If you’re tired, unmotivated, injured, or have crusty mobility from sitting all day and don’t want to jump around, just hit some assistance exercises that will either push your main lifts or give you some maximum jackage. The former may include dumbbell or banded good mornings, weighted lunges, or even holding a heavy dumbbell and do Zercher or front squats. The latter could include a few sets of dumbbell bench or press, triceps press downs, pull-ups, dumbbell rows, or weighted back extensions. Oh, and curls. Do at least one thousand repetitions of your choice curl and then go out of your way to tell everyone about it (i.e. co-workers, hotel employees, children in the swimming pool, etc.). It’s the curl that will give you the most bang for your buck since it hits both heads of the biceps and incorporates the brachioradialis of the forearm.
Notice that most of these exercises are compound movements that will improve the main lifts, but still improve muscularity. Realistically you could forego all of this advice and just do shirtless chest flies in front of the mirror while chewing gum, but I digress.
You may also remember “When In Doubt…Train Your Back“, a post I wrote about training the back side when short on time. But don’t forget other necessary exercises like farmer’s walks and side planks. Having a whacky schedule is the perfect opportunity to do pre-hab exercises or improve your grip.
It’s really not hard to get a solid high intensity conditioning workout in with limited equipment. In FIT I give plenty of examples, but aim to use compound, multi-joint exercises that use a lot of musculature to use a lot of energy to create a deficit in substrates for a quality adaptive stress.
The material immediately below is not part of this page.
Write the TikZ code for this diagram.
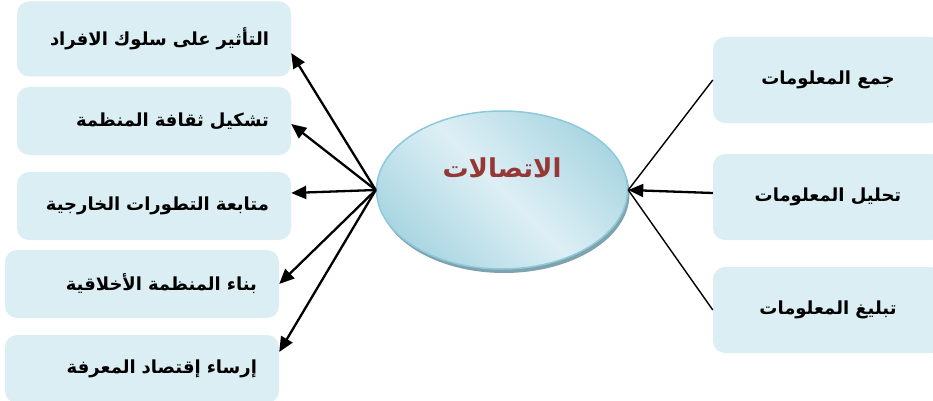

If that sentence doesn’t make sense, then read through FIT because we break it down Crayola style there.
Just Do It
The biggest issue with training during a weird schedule is actually getting off your ass and doing it. On Saturday, we were hungover and tired. In a few hours we were going to jump back into the fray at the GABF, but I decided to get a quick workout in the hotel facility. After a bit of jump rope, dumbbell bench, dumbbell front squat, machine rows, banded good mornings, and back extensions, we felt much better (I did press and weighted pull-ups the day before, otherwise I would have pressed the DBs and done the pull-ups). When you’re on a trip that has halted your training, strung you out, and possibly left you hungover, a quick muscle contraction workout will help immensely.